Namibia’s national development frameworks, from Vision 2030 to the recently launched Sixth National Development Plan (NDP6) and the Digital Government Roadmap 2024-2026, emphasise digital transformation as central to governance, service delivery and inclusive socio-economic progress. 

These documents envision a digital future driven by increased internet access, cyber resilience, e-governance and a robust information and communication technology (ICT) sector. However, despite these ambitions on paper, there is a significant institutional misalignment in how information technology (IT) is managed within the public sector.

The government often confuses ICT and IT. While ICT covers policymaking, broadcasting and communication infrastructure, IT refers to the engineers, developers, analysts, cybersecurity professionals and support staff who develop and operate the systems essential for e-government. 

Nonetheless, in most ministries and parastatals, IT professionals still report to finance or administration departments, often with limited influence over strategic planning, budgeting or digital policy implementation.

This misalignment fundamentally hampers the government’s digital transformation goals. Digital systems are not mere add-ons but the backbone of service delivery. 

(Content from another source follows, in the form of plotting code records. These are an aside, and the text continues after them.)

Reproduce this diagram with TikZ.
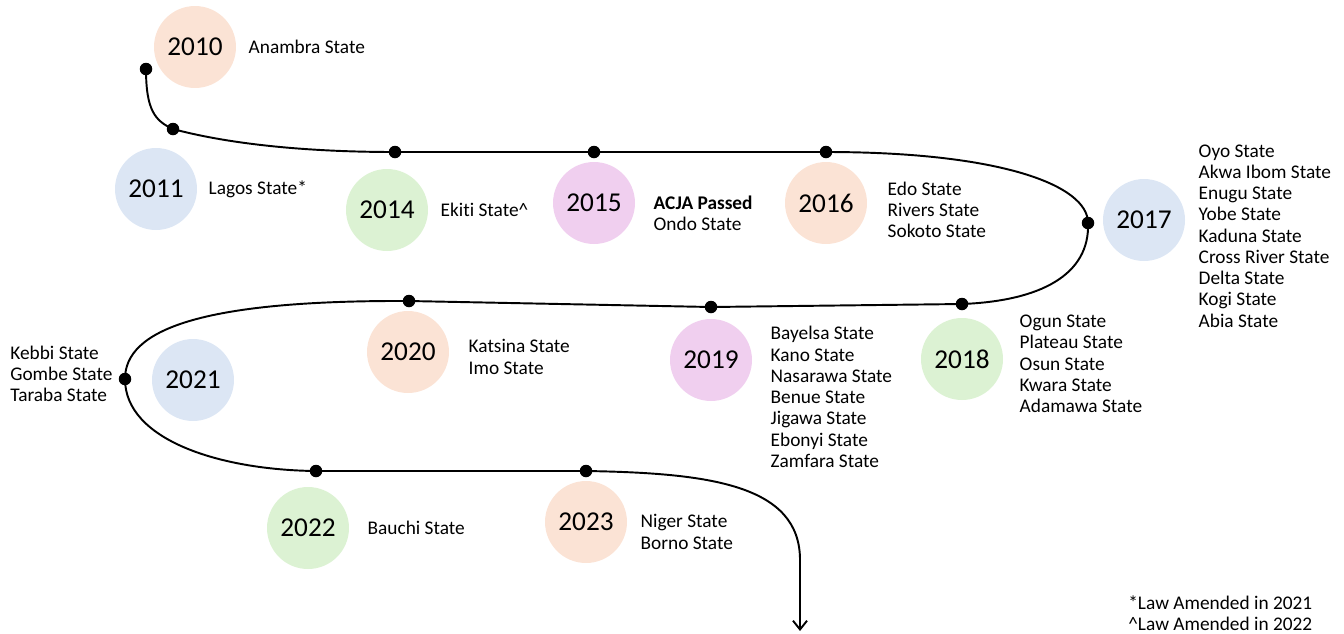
\documentclass[tikz,border=0pt]{standalone}
\usepackage{fontspec}
\setmainfont{Carlito}[Ligatures=NoCommon]
\usetikzlibrary{positioning,arrows.meta}
\definecolor{yrpeach}{HTML}{FBE3D5}
\definecolor{yrblue}{HTML}{DCE6F4}
\definecolor{yrgreen}{HTML}{DCF2D3}
\definecolor{yrpink}{HTML}{F0CFEF}

\begin{document}
\begin{tikzpicture}[x=0.02cm,y=-0.02cm,>={Straight Barb[length=5pt,width=8pt]},
                year/.style={circle,minimum size=1.64cm,inner sep=0pt,font=\fontsize{15.5}{18}\selectfont},
                states/.style={align=left,inner sep=0pt,font=\fontsize{11}{12.1}\selectfont},
                dot/.style={circle,fill=black,minimum size=0.25cm,inner sep=0pt}]
	\useasboundingbox (0,0) rectangle (1344,633);

	% year circles
	\node[year,fill=yrpeach] (y2010) at (195,47) {2010};
	\node[year,fill=yrblue] (y2011) at (156,189) {2011};
	\node[year,fill=yrgreen] (y2014) at (387,210) {2014};
	\node[year,fill=yrpink] (y2015) at (594,203) {2015};
	\node[year,fill=yrpeach] (y2016) at (826,203) {2016};
	\node[year,fill=yrblue] (y2017) at (1144,220) {2017};
	\node[year,fill=yrgreen] (y2018) at (962,359) {2018};
	\node[year,fill=yrpink] (y2019) at (711,360) {2019};
	\node[year,fill=yrpeach] (y2020) at (408,352) {2020};
	\node[year,fill=yrblue] (y2021) at (193,380) {2021};
	\node[year,fill=yrgreen] (y2022) at (308,528) {2022};
	\node[year,fill=yrpeach] (y2023) at (586,522) {2023};

	% states
	\node[states] (s2010) [right=0.24cm of y2010] {Anambra State};
	\node[states] (s2011) [right=0.22cm of y2011] {Lagos State*};
	\node[states] (s2014) [right=0.24cm of y2014] {Ekiti State\^{}};
	\node[states] (s2015) [right=0.36cm of y2015,yshift=-0.2cm] {\textbf{ACJA Passed}\\Ondo State};
	\node[states] (s2016) [right=0.4cm of y2016,yshift=-0.14cm] {Edo State\\Rivers State\\Sokoto State};
	\node[states] (s2017) [right=0.26cm of y2017,yshift=-0.32cm] {Oyo State\\Akwa Ibom State\\Enugu State\\Yobe State\\Kaduna State\\Cross River State\\Delta State\\Kogi State\\Abia State};
	\node[states] (s2018) [right=0.32cm of y2018,yshift=-0.1cm] {Ogun State\\Plateau State\\Osun State\\Kwara State\\Adamawa State};
	\node[states] (s2019) [right=0.36cm of y2019,yshift=-0.74cm] {Bayelsa State\\Kano State\\Nasarawa State\\Benue State\\Jigawa State\\Ebonyi State\\Zamfara State};
	\node[states] (s2020) [right=0.38cm of y2020,yshift=-0.1cm] {Katsina State\\Imo State};
	\node[states,anchor=west] (s2021) at (10,374) {Kebbi State\\Gombe State\\Taraba State};
	\node[states] (s2022) [right=0.36cm of y2022] {Bauchi State};
	\node[states] (s2023) [right=0.26cm of y2023,yshift=-0.2cm] {Niger State\\Borno State};
	\node[states,anchor=west] (notes) at (1128,613) {*Law Amended in 2021\\\^{}Law Amended in 2022};

	% timeline dots
	\node[dot] (d2010) at (146,69) {};
	\node[dot] (d2011) at (173,129) {};
	\node[dot] (d2014) at (395,152) {};
	\node[dot] (d2015) at (594,152) {};
	\node[dot] (d2016) at (826,152) {};
	\node[dot] (d2017) at (1088,223) {};
	\node[dot] (d2018) at (962,304) {};
	\node[dot] (d2019) at (711,307) {};
	\node[dot] (d2020) at (409,301) {};
	\node[dot] (d2021) at (125,379) {};
	\node[dot] (d2022) at (316,471) {};
	\node[dot] (d2023) at (586,471) {};
	\coordinate (bend) at (800,560);
	\coordinate (tip) at (800,631);

	\draw[line width=1.1pt,->] (d2010.center) .. controls (146,110) and (155,121) .. (d2011.center)
		.. controls (225,143) and (300,152) .. (d2014.center)
		-- (d2015.center) -- (d2016.center)
		.. controls (1000,152) and (1088,185) .. (d2017.center)
		.. controls (1090,275) and (1040,301) .. (d2018.center)
		-- (d2019.center) -- (d2020.center)
		.. controls (200,300) and (125,330) .. (d2021.center)
		.. controls (125,440) and (220,470) .. (d2022.center)
		-- (d2023.center)
		.. controls (710,473) and (800,485) .. (bend)
		-- (tip);
\end{tikzpicture}
\end{document}
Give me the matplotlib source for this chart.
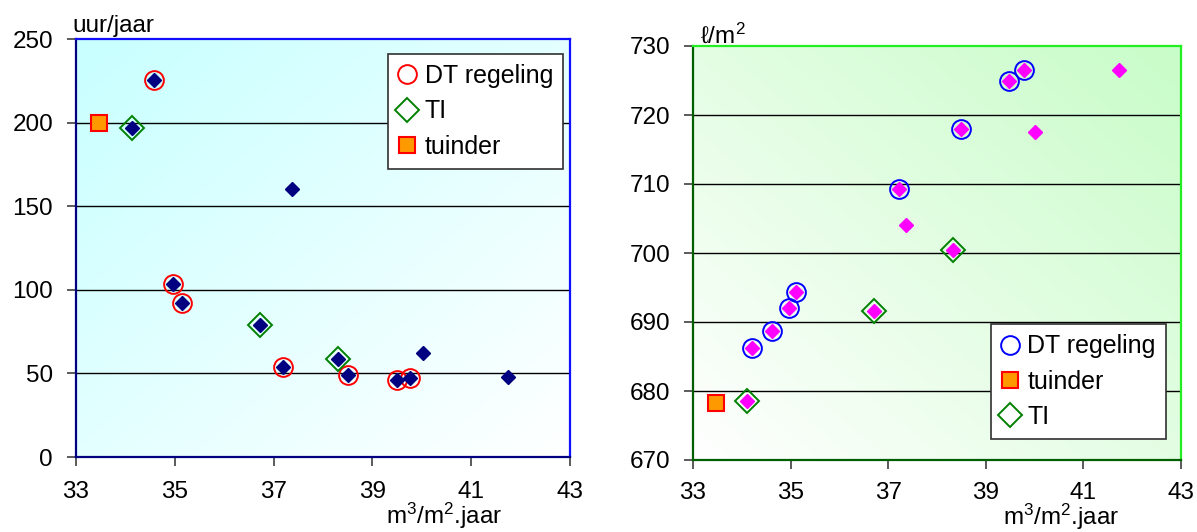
import numpy as np
import matplotlib
matplotlib.use("Agg")
import matplotlib.pyplot as plt
from matplotlib.colors import LinearSegmentedColormap

plt.rcParams['font.family'] = ['Liberation Sans', 'DejaVu Sans']
plt.rcParams['mathtext.fontset'] = 'custom'
plt.rcParams['mathtext.rm'] = 'Liberation Sans'
plt.rcParams['mathtext.it'] = 'Liberation Sans'

# ---------------- data ----------------
# left panel: uur/jaar
all_x_left = [34.58, 34.14, 34.97, 35.14, 37.37, 36.72, 37.20, 38.31, 38.50, 39.50, 39.76, 40.02, 41.74]
all_y_left = [225.4, 196.5, 103.7, 92.3, 160.0, 78.7, 53.7, 58.5, 49.2, 46.1, 47.2, 62.0, 48.0]
dt_x_left = [34.58, 34.97, 35.14, 37.20, 38.50, 39.50, 39.76]
dt_y_left = [225.4, 103.7, 92.3, 53.7, 49.2, 46.1, 47.2]
ti_x_left = [34.14, 36.72, 38.31]
ti_y_left = [196.5, 78.7, 58.5]
tuinder_x_left = [33.46]
tuinder_y_left = [199.8]

# right panel: l/m2
all_x_right = [34.21, 34.61, 34.96, 35.12, 37.22, 37.36, 38.32, 36.70, 38.50, 39.48, 39.78, 40.01, 41.72, 34.11]
all_y_right = [686.3, 688.7, 692.1, 694.3, 709.3, 704.0, 700.5, 691.6, 717.9, 724.9, 726.5, 717.6, 726.5, 678.6]
dt_x_right = [34.21, 34.61, 34.96, 35.12, 37.22, 38.50, 39.48, 39.78]
dt_y_right = [686.3, 688.7, 692.1, 694.3, 709.3, 717.9, 724.9, 726.5]
ti_x_right = [34.11, 36.70, 38.32]
ti_y_right = [678.6, 691.6, 700.5]
tuinder_x_right = [33.47]
tuinder_y_right = [678.3]

x_ticks = [33, 35, 37, 39, 41, 43]
y_ticks_left = [0, 50, 100, 150, 200, 250]
y_ticks_right = [670, 680, 690, 700, 710, 720, 730]

FS = 17.5
FS_LEG = 18

fig = plt.figure(figsize=(11.97, 5.32), dpi=100)
axL = fig.add_axes([76/1197, 1-457/532, 494/1197, 418/532])
axR = fig.add_axes([693/1197, 1-460/532, 488/1197, 414/532])


def gradient(ax, c_start, c_end, direction):
    n = 200
    xx, yy = np.meshgrid(np.linspace(0, 1, n), np.linspace(0, 1, n))
    if direction == 'tl':   # strongest at top-left
        g = ((1 - xx) + yy) / 2
    else:                   # strongest at top-right
        g = (xx + yy) / 2
    cmap = LinearSegmentedColormap.from_list('g', [c_end, c_start])
    ax.imshow(g, extent=[0, 1, 0, 1], transform=ax.transAxes, origin='lower',
              cmap=cmap, aspect='auto', zorder=0, interpolation='bilinear')


def style(ax, yticks, ylim, spine_left, spine_other, spine_bottom, xpad):
    ax.set_xlim(33, 43)
    ax.set_ylim(*ylim)
    ax.set_xticks(x_ticks)
    ax.set_yticks(yticks)
    ax.tick_params(axis='both', direction='out', length=6.5, width=1.2,
                   color='#404040', labelsize=FS)
    ax.tick_params(axis='y', pad=10)
    ax.tick_params(axis='x', pad=xpad)
    for yv in yticks[1:-1]:
        ax.axhline(yv, color='black', lw=1.0, zorder=1)
    ax.spines['left'].set_color(spine_left)
    ax.spines['top'].set_color(spine_other)
    ax.spines['right'].set_color(spine_other)
    ax.spines['bottom'].set_color(spine_bottom)
    for s in ax.spines.values():
        s.set_linewidth(1.6)
        s.set_zorder(5)


XLABEL = r'm$^{3}$/m$^{2}$.jaar'
LEG_KW = dict(fontsize=FS_LEG, frameon=True, fancybox=False, edgecolor='#303030',
              framealpha=1, handlelength=0.7, handletextpad=0.35, borderpad=0.4,
              labelspacing=0.45, borderaxespad=0.0)

# ---- left panel ----
gradient(axL, '#c8ffff', '#ffffff', 'tl')
style(axL, y_ticks_left, (0, 250), '#000080', '#1010ff', '#000080', 10.5)
hT, = axL.plot(tuinder_x_left, tuinder_y_left, 's', ms=11.5, mfc='#ff9900', mec='#ff0000', mew=1.5, zorder=3, label='tuinder')
hD, = axL.plot(dt_x_left, dt_y_left, 'o', ms=13.5, mfc='none', mec='#ff0000', mew=1.4, zorder=3, label='DT regeling')
hI, = axL.plot(ti_x_left, ti_y_left, 'D', ms=12.5, mfc='none', mec='#008000', mew=1.4, zorder=3, label='TI')
axL.plot(all_x_left, all_y_left, 'D', ms=7.5, mfc='#000080', mec='#000080', zorder=4)
legL = axL.legend(handles=[hD, hI, hT], loc='upper right', bbox_to_anchor=(0.986, 0.964), **LEG_KW)
legL.get_frame().set_linewidth(1.2)
fig.text(72/1197, 1-32/532, 'uur/jaar', fontsize=FS, ha='left', va='baseline')
fig.text(444/1197, 1-524/532, XLABEL, fontsize=FS, ha='center', va='baseline')

# ---- right panel ----
gradient(axR, '#c8fcc8', '#ffffff', 'tr')
style(axR, y_ticks_right, (670, 730), '#006000', '#22ee22', '#006000', 9.5)
hT2, = axR.plot(tuinder_x_right, tuinder_y_right, 's', ms=11.5, mfc='#ff9900', mec='#ff0000', mew=1.5, zorder=3, label='tuinder')
hD2, = axR.plot(dt_x_right, dt_y_right, 'o', ms=13.5, mfc='none', mec='#0000ff', mew=1.4, zorder=3, label='DT regeling')
hI2, = axR.plot(ti_x_right, ti_y_right, 'D', ms=12.5, mfc='none', mec='#008000', mew=1.4, zorder=3, label='TI')
axR.plot(all_x_right, all_y_right, 'D', ms=7.5, mfc='#ff00ff', mec='#ff00ff', zorder=4)
legR = axR.legend(handles=[hD2, hT2, hI2], loc='lower right', bbox_to_anchor=(0.969, 0.051), **LEG_KW)
legR.get_frame().set_linewidth(1.2)
fig.text(700/1197, 1-43/532, r'ℓ/m$^{2}$', fontsize=FS, ha='left', va='baseline')
fig.text(1061/1197, 1-525/532, XLABEL, fontsize=FS, ha='center', va='baseline')

fig.savefig('out.png', dpi=100)
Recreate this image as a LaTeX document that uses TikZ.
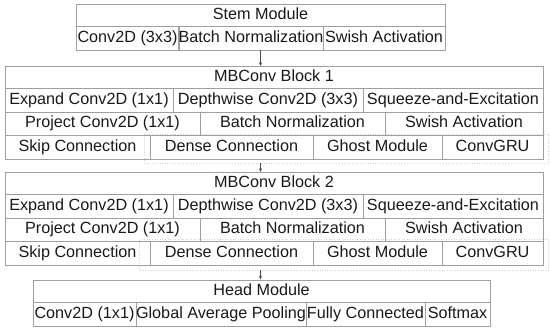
\documentclass[tikz,border=0pt]{standalone}
\usepackage{fontspec}
\setmainfont{Liberation Sans}
\usepackage{tikz}
\usetikzlibrary{arrows.meta, positioning, calc}

\begin{document}
\begin{tikzpicture}[x=1pt, y=-1pt,
        cell/.style={rectangle, draw=gray!75, line width=0.7pt, inner sep=0pt, minimum height=23.5pt, text height=11.6pt, text depth=3.4pt, text=black!90, font=\fontsize{16.2}{19}\selectfont},
        title/.style={cell, minimum height=22pt},
        group/.style={draw=gray!35, dotted, line width=0.6pt},
        arrow/.style={-{Stealth[length=4pt, width=3pt]}, line width=0.6pt, black!70}%
    ]
        \useasboundingbox (0,0) rectangle (550,332);

        % stem
        \node[title, minimum width=369pt] (stem) at (260.5,15) {Stem Module};
        \node[cell, minimum width=103pt, minimum height=24pt] (stemconv) at (127.5,38) {Conv2D (3x3)};
        \node[cell, minimum width=144pt, minimum height=24pt] (stembn) at (251,38) {Batch Normalization};
        \node[cell, minimum width=122pt, minimum height=24pt] (stemswish) at (384,38) {Swish Activation};

        % MBConv block 1
        \node[title, minimum width=538pt] (mb1) at (274,77.5) {MBConv Block 1};
        \node[cell, minimum width=168pt] (expand1) at (89,100.25) {Expand Conv2D (1x1)};
        \node[cell, minimum width=190pt] (depth1) at (268,100.25) {Depthwise Conv2D (3x3)};
        \node[cell, minimum width=180pt] (se1) at (453,100.25) {Squeeze-and-Excitation};
        \node[cell, minimum width=195pt] (project1) at (102.5,123.75) {Project Conv2D (1x1)};
        \node[cell, minimum width=185pt] (bn1) at (292.5,123.75) {Batch Normalization};
        \node[cell, minimum width=158pt] (swish1) at (464,123.75) {Swish Activation};
        \node[cell, minimum width=145pt] (skip1) at (77.5,147.25) {Skip Connection};
        \node[cell, minimum width=163pt] (dense1) at (231.5,147.25) {Dense Connection};
        \node[cell, minimum width=129pt] (ghost1) at (377.5,147.25) {Ghost Module};
        \node[cell, minimum width=101pt] (convgru1) at (492.5,147.25) {ConvGRU};
        \draw[group] ([shift={(-5pt,1pt)}]dense1.north west) rectangle ([shift={(5pt,-4pt)}]convgru1.south east);

        % MBConv block 2
        \node[title, minimum width=538pt] (mb2) at (274,183.5) {MBConv Block 2};
        \node[cell, minimum width=168pt] (expand2) at (89,206.25) {Expand Conv2D (1x1)};
        \node[cell, minimum width=190pt] (depth2) at (268,206.25) {Depthwise Conv2D (3x3)};
        \node[cell, minimum width=180pt] (se2) at (453,206.25) {Squeeze-and-Excitation};
        \node[cell, minimum width=195pt] (project2) at (102.5,229.75) {Project Conv2D (1x1)};
        \node[cell, minimum width=185pt] (bn2) at (292.5,229.75) {Batch Normalization};
        \node[cell, minimum width=158pt] (swish2) at (464,229.75) {Swish Activation};
        \node[cell, minimum width=145pt] (skip2) at (77.5,253.25) {Skip Connection};
        \node[cell, minimum width=163pt] (dense2) at (231.5,253.25) {Dense Connection};
        \node[cell, minimum width=129pt] (ghost2) at (377.5,253.25) {Ghost Module};
        \node[cell, minimum width=101pt] (convgru2) at (492.5,253.25) {ConvGRU};
        \draw[group] ([shift={(-10pt,1.5pt)}]dense2.north west) rectangle ([shift={(5pt,-5pt)}]convgru2.south east);

        % head
        \node[title, minimum width=457pt] (head) at (261.5,291) {Head Module};
        \node[cell, minimum width=103pt, minimum height=24.5pt] (headconv) at (84.5,314.25) {Conv2D (1x1)};
        \node[cell, minimum width=170pt, minimum height=24.5pt] (gap) at (221,314.25) {Global Average Pooling};
        \node[cell, minimum width=119pt, minimum height=24.5pt] (fc) at (365.5,314.25) {Fully Connected};
        \node[cell, minimum width=65pt, minimum height=24.5pt] (softmax) at (457.5,314.25) {Softmax};

        \draw[arrow] (stembn.south -| stem.south) -- (mb1.north -| stem.south);
        \draw[arrow] ([yshift=-4pt]skip1.south -| stem.south) -- (mb2.north -| stem.south);
        \draw[arrow] ([yshift=-5pt]skip2.south -| stem.south) -- (head.north -| stem.south);
    \end{tikzpicture}
\end{document}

Initiatives like e-health platforms, digital civil registration, online tax systems, payment gateways and cybersecurity monitoring rely on IT leadership integrated into decision-making processes. When IT is seen as a support function rather than a strategic partner, these systems tend to be underfunded, poorly planned and inadequately maintained. Digital transformation extends beyond websites and email. 

It involves systemic reform through data use, process re-engineering, secure platforms and scalable infrastructure. Effective decision-making in these areas requires leaders who understand IT deeply and are held accountable for results. Increasingly, countries appoint chief information officers (CIOs) at the national and institutional levels. CIOs participate at the executive level, translating strategy into systems, managing digital risks, ensuring data integrity and coordinating cross-sectoral digital initiatives. Namibia, however, lacks such formal CIO roles in most ministries and government-controlled entities. While a few parastatals have an executive of ICT as part of top management, this is the exception rather than the rule. Most IT managers in public institutions remain marginalised from decision-making, leaving digital initiatives vulnerable to misalignment or failure. This structural issue is not simply technical but political and developmental. Namibia’s targets require stronger IT leadership. NDP6 aims to increase internet access from 53% to 90% by 2030 and to grow the ICT sector’s contribution to the gross domestic product from 1.6% to 4%. 

It includes plans for a national data centre, a modernised civil registration system, a digital curriculum for schools and a cybercrime strategy. All these initiatives need more than procurement and project management. They require system design, architecture, integration and long-term governance – all of which are IT responsibilities.

Across the public sector, many strategic meetings occur without IT professionals present. 

Budgets are created, procurement plans are developed, and policies are reviewed without the technical expertise of those who will implement and maintain these systems. 

This leads to duplicate platforms, fragmented databases, poor interoperability and wasted public resources. IT must be part of the decision-making process from the start, not just called upon after decisions are made.

As Namibia invests in digital infrastructure, data strategies and integrated service platforms, it must also develop leadership structures capable of delivering these. Ministries and parastatals should establish official CIO roles with clear mandates, reporting lines to top leadership and accountability for digital governance. IT divisions should be elevated from administrative functions and restructured into strategic units that help shape critical systems aligned with national priorities.

It is no longer sufficient to mention digital transformation in policy documents while excluding those who can implement it. 

Namibia must view IT not just as a back-office support function but as a fundamental component of modern governance. 

The CIO’s role is about more than titles. 

It is about aligning leadership with the demands of the digital age.

*Timo Neisho is an ICT practitioner with over 15 years of experience in software development, enterprise systems and digitalisation. The views expressed in this article are his and do not necessarily reflect his official position of any institution.